How Mental Models Work with Reflect
When you call Reflect, the system automatically:
- Retrieves relevant mental models based on the query
- Injects them as high-priority context alongside retrieved memories
- Synthesizes an answer that draws from both mental models and raw memories
This means mental models act as a layer of pre-computed knowledge that improves Reflect quality and consistency. The Reflect response includes a mental_models field showing which models were used:
{
"text": "Based on the stored memories...",
"based_on": [],
"mental_models": [
{
"id": "mm_abc123",
"text": "The user is a software engineer who prefers..."
}
]
}
Best Practices
Source Query Design
Write clear, specific source queries that target the information you want synthesized:
- Good
- Less Effective
"What are the user's communication preferences, including preferred channels, response times, and meeting styles?"
"Tell me about the user"
Naming Conventions
Use descriptive names that make it clear what the model contains:
- "Customer Support FAQ" instead of "FAQ"
- "Q2 Project Status" instead of "Status"

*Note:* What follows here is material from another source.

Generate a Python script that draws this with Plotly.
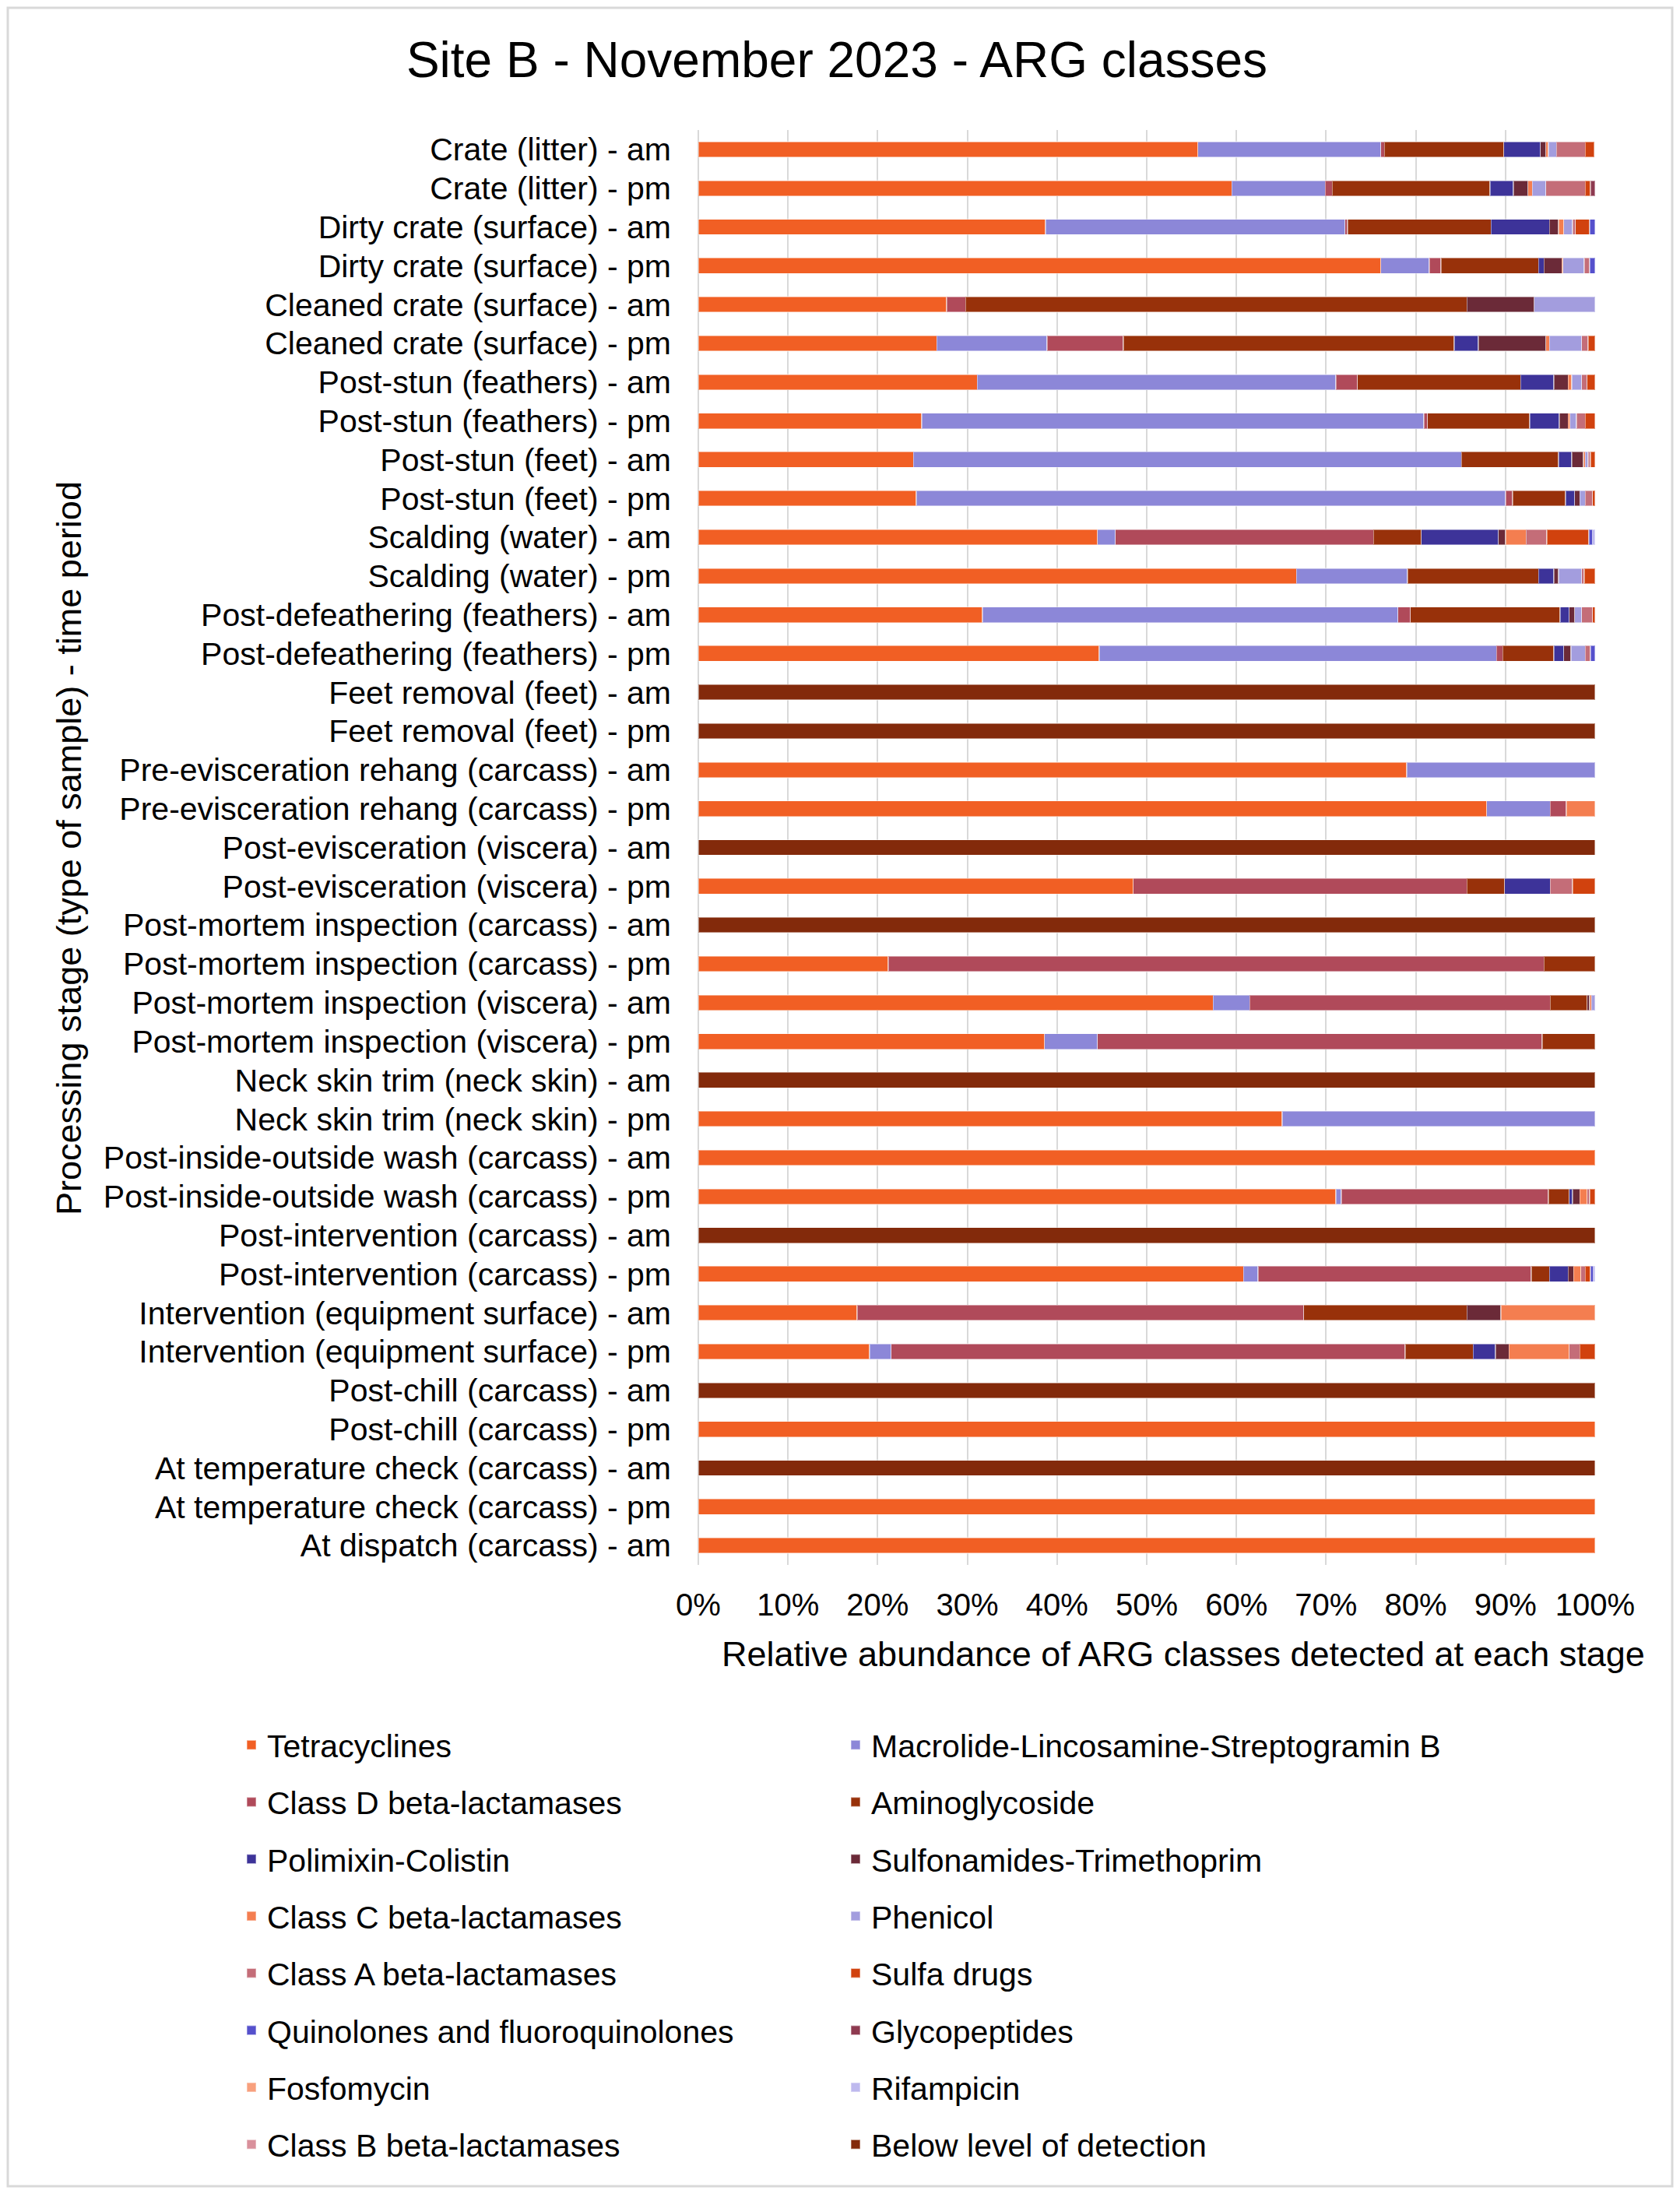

- "Engineering Team Directory" instead of "Team"
Organization with Tags
Use tags to categorize models for easier retrieval:
# Create related models with shared tags
client.create_mental_model(
bank_id="my-assistant",
name="Team Skills Matrix",
source_query="What skills does each team member have?",
tags=["team", "skills"]
)
client.create_mental_model(
bank_id="my-assistant",
name="Team Availability",
source_query="What are the team members' schedules and availability?",
tags=["team", "scheduling"]
)
# Retrieve all team-related models
team_models = client.list_mental_models(bank_id="my-assistant", tags=["team"])
Using in the UI
The Mental Models view in memory banks provides a visual interface:
- Navigate to your memory bank
- Click Mental Models in the sidebar
- Click Create to add a new mental model
- View, edit, refresh, or delete existing models
- Toggle auto-refresh per model
RBAC is enforced: organization members have read-only access, while admins can create, edit, and delete.
Error Handling
- Python
- TypeScript
try:
model = client.get_mental_model(
bank_id="my-assistant",
mental_model_id="mm_abc123"
)
print(model.content)
except Exception as e:
print(f"Error: {e}")
try {
const model = await client.getMentalModel('my-assistant', 'mm_abc123');
console.log(model.content);
} catch (error) {
console.error('Error:', error.message);
}
Common Errors
| Error | Cause | Solution |
|---|---|---|
| 401 Unauthorized | Invalid API key | Check your API key |
| 402 Payment Required | Insufficient credits | Add credits to your account |
| 404 Not Found | Invalid bank_id or mental_model_id | Verify the bank and model exist |
| 400 Bad Request | Missing required fields | Provide name and source_query |
Token Usage
Mental model operations consume tokens and are billed accordingly:
| Operation | Description |
|---|---|
| Get Model | Lightweight lookup returning cached content |
| Refresh Model | Runs Reflect to regenerate content |
Creating a mental model uses the same token cost as refreshing, since creation runs a Reflect query internally.
Current pricing for each operation is available in the application. Monitor your mental model token usage on the Usage Analytics page.